Le Programme alimentaire mondial (PAM) estime à 1,6 million de dollars le financement nécessaire pour nourrir les plus de 30.000 réfugiés du camp de Gado-Badzere.
Une urgence vitale qui pourrait très vite, relève Hippolyte Éric Djounguep, pousser certains à se livrer à toutes sortes de trafic illégal dans leur pays d’accueil.
«Il faut éviter que le Cameroun ne devienne le théâtre de conflits déportés sur son sol, prévenir l’effet l’effet domino par la mise sur pied de politiques d’accueil qui consisteraient à démobiliser et désarmer tous les combattants une fois qu’ils se trouvent sur le sol camerounais. Il faut construire davantage de camps de réinsertion pour les réfugiés de guerre avant que ces derniers ne se volatilisent à travers le territoire sans identifiant», prévient l’analyste.

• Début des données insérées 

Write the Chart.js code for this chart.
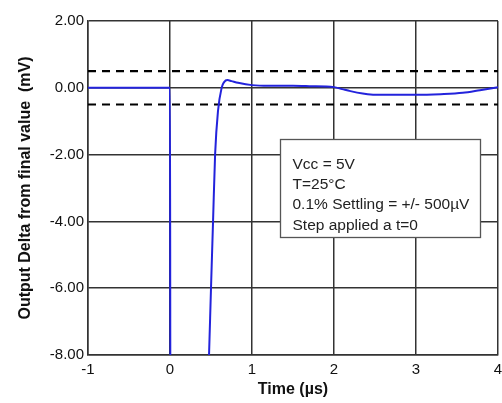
<!DOCTYPE html>
<html>
<head>
<meta charset="utf-8">
<script src="https://cdn.jsdelivr.net/npm/chart.js@4"></script>
<style>
  html, body { margin: 0; padding: 0; background: #fff; }
  #wrap { width: 502px; height: 403px; }
</style>
</head>
<body>
<div id="wrap"><canvas id="c" width="502" height="403"></canvas></div>
<script>
// settling waveform (time in µs, delta in mV)
const traceT = [-1, -0.5, 0, 0.005, 0.45, 0.476, 0.5, 0.525, 0.55, 0.585, 0.63, 0.66, 0.7, 0.75, 0.83, 1.0, 1.2, 1.5, 1.7, 2.0, 2.1, 2.2, 2.35, 2.5, 3.0, 3.3, 3.57, 3.78, 4.0];
const traceV = [0, 0, 0, -10, -10, -8, -6, -4, -2, -0.7, 0, 0.17, 0.23, 0.2, 0.15, 0.08, 0.06, 0.06, 0.05, 0.02, -0.04, -0.1, -0.17, -0.21, -0.21, -0.19, -0.15, -0.07, 0.02];

// +/- 500 µV settling band
const bandLevels = [0.5, -0.5];
const xRange = [-1, 4];
const yRange = [-8, 2];

const noteLines = ['Vcc = 5V', 'T=25°C', '0.1% Settling = +/- 500µV', 'Step applied a t=0'];
// note box corners in data units (left, top, right, bottom)
const noteBox = [1.34, -1.52, 3.78, -4.48];

const FONT = '"Liberation Sans", Arial, Helvetica, sans-serif';
const GRID = '#333';

const datasets = [{
    data: traceT.map((t, i) => ({ x: t, y: traceV[i] })),
    borderColor: '#2323dc',
    borderWidth: 2,
    pointRadius: 0,
    cubicInterpolationMode: 'monotone',
    fill: false
}];
bandLevels.forEach(v => datasets.push({
    data: xRange.map(x => ({ x, y: v })),
    borderColor: '#000',
    borderWidth: 2.2,
    borderDash: [8, 6],
    pointRadius: 0,
    fill: false
}));

const notePlugin = {
    id: 'note',
    afterDraw(chart) {
        const { ctx, scales: { x, y } } = chart;
        const l = Math.round(x.getPixelForValue(noteBox[0])) + 0.5;
        const t = Math.round(y.getPixelForValue(noteBox[1])) + 0.5;
        const r = Math.round(x.getPixelForValue(noteBox[2])) + 0.5;
        const b = Math.round(y.getPixelForValue(noteBox[3])) + 0.5;
        ctx.save();
        ctx.fillStyle = '#fff';
        ctx.fillRect(l, t, r - l, b - t);
        ctx.strokeStyle = '#555';
        ctx.lineWidth = 1.3;
        ctx.strokeRect(l, t, r - l, b - t);
        ctx.fillStyle = '#222';
        ctx.font = '15.5px ' + FONT;
        ctx.textBaseline = 'alphabetic';
        noteLines.forEach((s, i) => ctx.fillText(s, l + 12, t + 29 + i * 20.4));
        ctx.restore();
    }
};

new Chart(document.getElementById('c'), {
    type: 'line',
    data: { datasets },
    plugins: [notePlugin],
    options: {
        responsive: false,
        devicePixelRatio: 1,
        animation: false,
        layout: { padding: { top: 21, right: 4, bottom: 0, left: 0 } },
        plugins: { legend: { display: false }, tooltip: { enabled: false } },
        scales: {
            x: {
                type: 'linear',
                min: xRange[0], max: xRange[1],
                afterFit: s => { s.height = 48; s.paddingRight = 0; s.paddingLeft = 0; },
                ticks: { stepSize: 1, padding: 6, color: '#111', font: { family: FONT, size: 15 } },
                grid: { color: GRID, lineWidth: 1.5, drawTicks: false },
                border: { color: GRID, width: 1.5 },
                title: { display: true, text: 'Time (µs)', color: '#111', padding: { top: 0, bottom: 4 },
                         font: { family: FONT, size: 16, weight: 'bold', lineHeight: 1.2 } }
            },
            y: {
                min: yRange[0], max: yRange[1],
                afterFit: s => { s.width = 88; s.paddingTop = 0; s.paddingBottom = 0; },
                ticks: { stepSize: 2, padding: 4, color: '#111', font: { family: FONT, size: 15 },
                         callback: v => v.toFixed(2) },
                grid: { color: GRID, lineWidth: 1.5, drawTicks: false },
                border: { color: GRID, width: 1.5 },
                title: { display: true, text: 'Output Delta from final value  (mV)', color: '#111',
                         padding: { top: 16, bottom: 0 },
                         font: { family: FONT, size: 16, weight: 'bold', lineHeight: 1.2 } }
            }
        }
    }
});
</script>
</body>
</html>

Alors qu’à l’est du pays, le nombre de réfugiés va sans cesse croissant, à l’Extrême-Nord, un programme de rapatriement volontaire des déplacés nigérians a été conclu le 10 février dernier entre le Cameroun et son grand voisin. Plus de 5.000 ressortissants, pour la plupart originaires de l’État de Borno au nord-est du pays, qui ont fui au Cameroun en raison de l’insurrection de Boko Haram, vont être rapatriés au Nigeria entre le 27 février et le 7 mars prochain. Ces volontaires au départ sont issus du camp de Minawo dans l’Extrême-Nord, qui compte à ce jour plus de 80.000 ressortissants nigérians.
D'après le HCR, le Cameroun compte à ce jour plus de 1,9 million de personnes en situation de déplacés internes, réfugiés, retournés ou demandeurs d’asile. Parmi elles, plus de 400.000 réfugiés et près d’un million de déplacés internes dans les régions en crise du Nord-Ouest, du Sud-Ouest et de l’Extrême-Nord (données actualisées au 31 janvier dernier).